The argument that the GOP can rebuild an electoral majority by shrugging off its anti-government mentality and strategically accepting key elements of the New Deal/Great Society legacy is not new, though it hasn't been heard in a while ... Indeed, this was the animating idea of the "moderate" or even "liberal" Republicans of yore, who struggled with the conservative movement for control of the GOP for decades, and didn't completely succumb until 1976, 1980, or even 1994, depending on how you measure these things.
... To conservatives, [Nelson] Rockefeller was the perfect embodiment of an elite, anti-grass-roots tradition of Eastern Seabord Republicanism, and popular support for him was no more genuine than the manufactured "We Want Willkie!" demonstrations in 1940 that representated an earlier form of the same "betrayal" ... But looked at from another angle, Rocky (along with other prominent Republicans of the 1960s and 1970s, such as George Romney, Chuck Percy, and Bill Scranton, in a tradition that went back through Ike and Tom Dewey, all the way to Alf Landon) was a Republican "modernizer" who believed, like Douthat and Salam, that the anti-government habits of GOP conservatives bred during the long era of opposition to the New Deal were keeping Republicans from harvesting a vast number of middle-class votes.
Teddy White wasn't alone in viewing pols like Rockefeller as representing a vibrant future-oriented option for the GOP, and not the elitist symbol of surrender to Big Government so familiar in conservative polemics. In the 1960s and much of the 1970s, the Ripon Society, promoting a distinctive blend of social liberalism and market-oriented public-sector activism, was a happenin' place within the Republican Party ... And while Richard Nixon's Disraeli-style experiments in public-sector activism may have been motivated by sheer political opportunism, they were as legitimate an expression of a certain brand of Republican philosophy at the time as his better-known pioneering of a harsh and divisive cultural conservatism, and did contribute to his 1972 landslide victory.
I think the Rockefeller Republican tradition is a useful one for today's GOP to look back on, but I tend to think that it's useful primarily as a cautionary tale. Republicans in this tradition did achieve some real successes, in policy as well as politics, but in hindsight they often look like prisoners of me-tooism: They became so convinced that the only way the GOP could win was to accept the post-Roosevelt consensus that they missed the opportunity afforded by the post-Sixties crack-up to actually offer real reforms to that consensus. As a result they lost the GOP, and eventually the country, to the once-unlikely alliance of Goldwaterites and neoconservatives - by which I mean not only the Podhoretzes and Kirkpatricks, but all the ex-liberal voters, from blue-collar Catholics to Sunbelt evangelicals, who joined the GOP in the '70s and '80s, and eventually formed the heart of the new Republican majority. This is why Grand New Party spends a lot more time on the neoconservative tradition, broadly understood, than on the Rockefeller-Republican tradition. The Rockefeller types were too often content to imitate what the Democrats were offering; the neoconservatives were bold enough to offer something different. Liberal Republicanism gave us John Lindsay's mayoralty; neoconservatism gave us Rudy Giuliani's. Liberal Republicanism gave us Richard Nixon's wage and price controls; neoconservatism gave us Ronald Reagan's economic boom. Liberal Republicanism gave us affirmative action; neoconservatism gave us welfare reform. And so on.

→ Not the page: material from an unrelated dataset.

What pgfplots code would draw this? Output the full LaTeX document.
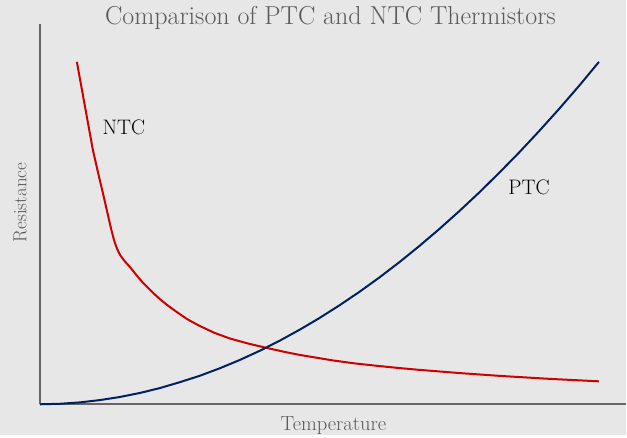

I spend a lot of time talking about the dangers of the retrenchment mentality on the Right - by which I mean the assumption that all the GOP needs is to go back to conservative basics, to promise to bust pork and drill in ANWR, and its majority will magically reappear. But me-tooism is a major danger as well. Talking like a Democrat may be a matter of political survival for, say, Gordon Smith, but you can't build a successful national party without finding a way to draw distinctions, and having a GOP that reacts to the Democrats' success simply by offering similar policies with minor modifications (as John McCain has done on cap-and-trade, for instance) is bad for the party in the short term - the Rockefeller Republicans won their share of elections, but they never managed to break the Roosevelt majority's hold on Congress - and bad for the country in the long term. If there's anything I've taken away from the experience of writing this book, it's that we need a wider-ranging conversation about domestic policy, not a narrower one - and for that to happen, tomorrow's reformist Republicans need to be more creative about looking for reforms that the Democrats can't (or won't) champion than the Rockefeller Republicans were before them.